Keep the numbers aside, and it is a completely different ball game. True to its looks, the Avenger feels calm and laidback, and the power delivery is flat. The acceleration numbers show that it is no slowpoke, but there is hardly any excitement in the way it puts the power on the road. A buzz sets in at the footpegs and the tank at 50kmph in the fifth gear, which keeps keep intensifying as you gather speed. Although it will keep going until 110kmph, the Avenger feels out of breath and reluctant to push any further by the time you hit 90kmph.
The Intruder on the other hand, is just as exciting to ride as the Gixxer. There is an addictive burst of torque at 4,000rpm and at 7,000rpm, which egg you to keep the engine on the boil. There are hardly any vibrations to speak off apart from a slight buzz on the footpegs, and it feels in its element even when cruising at 100kmph. And the excitement isn’t limited to the power delivery.
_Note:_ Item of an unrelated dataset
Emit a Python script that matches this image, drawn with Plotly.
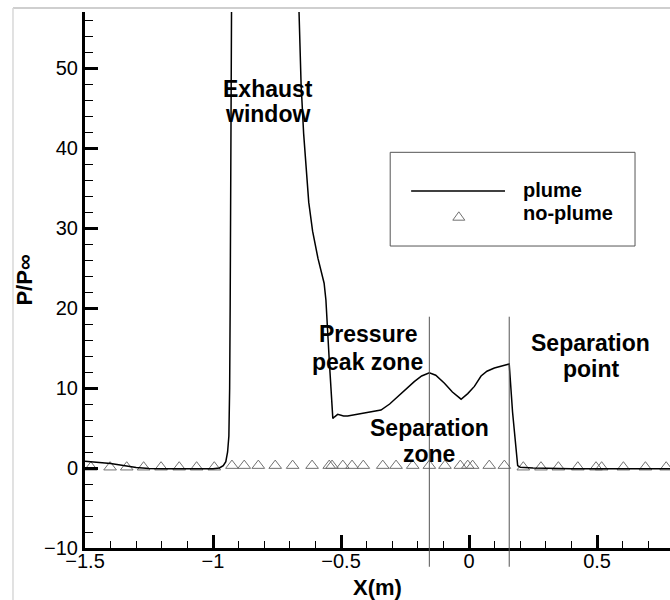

Of course, the Intruder designers were handed the chassis, but what they have done with it is impressive. The Intruder feels just as nimble and flickable as the streetfighter, and the light steering responds well to the smallest of inputs. It is hardly a matter of time before you start scraping the footpegs. The Avenger isn’t far behind either. The heavier steering and the pullback handlebar makes you work a little harder to get the best out of it. Get the hang of it, and the Avenger can be really fun around corners too. And this is achieved without compromising on the ride quality. While the Intruder feels a little stiff on rough patches, the Avenger soldiers on unperturbed.
At crawling speeds however, you can notice the difference a modern chassis makes. The Intruder feels well balanced and much easier to handle despite the footpegs being much further away. The Avenger can be a handful at slow speeds.
On a cruiser, the rear wheel carries a substantial weight and the rear brake becomes more crucial to stop the bike. Surprisingly, the Avenger doesn’t even get a disc at the rear. The drum has decent stopping power, but it starts sliding if you are too reckless. The front 260mm disc has a great bite, but there is hardly any progression or feel. The MRFs break traction in no time if you aren’t careful.
The Intruder’s front 266mm disc offers good stopping power, although the initial bite and progression could have been better. The rear has a good stopping power and maintains traction as long as you don’t stomp on the pedal; then it will slide, for the ABS is a single-channel unit and works only for the front.
The Avenger’s bigger powertrain takes a toll on the efficiency. It returned 44.7kmpl as compared to the Intruder’s 47.2kmpl on our standard test cycle.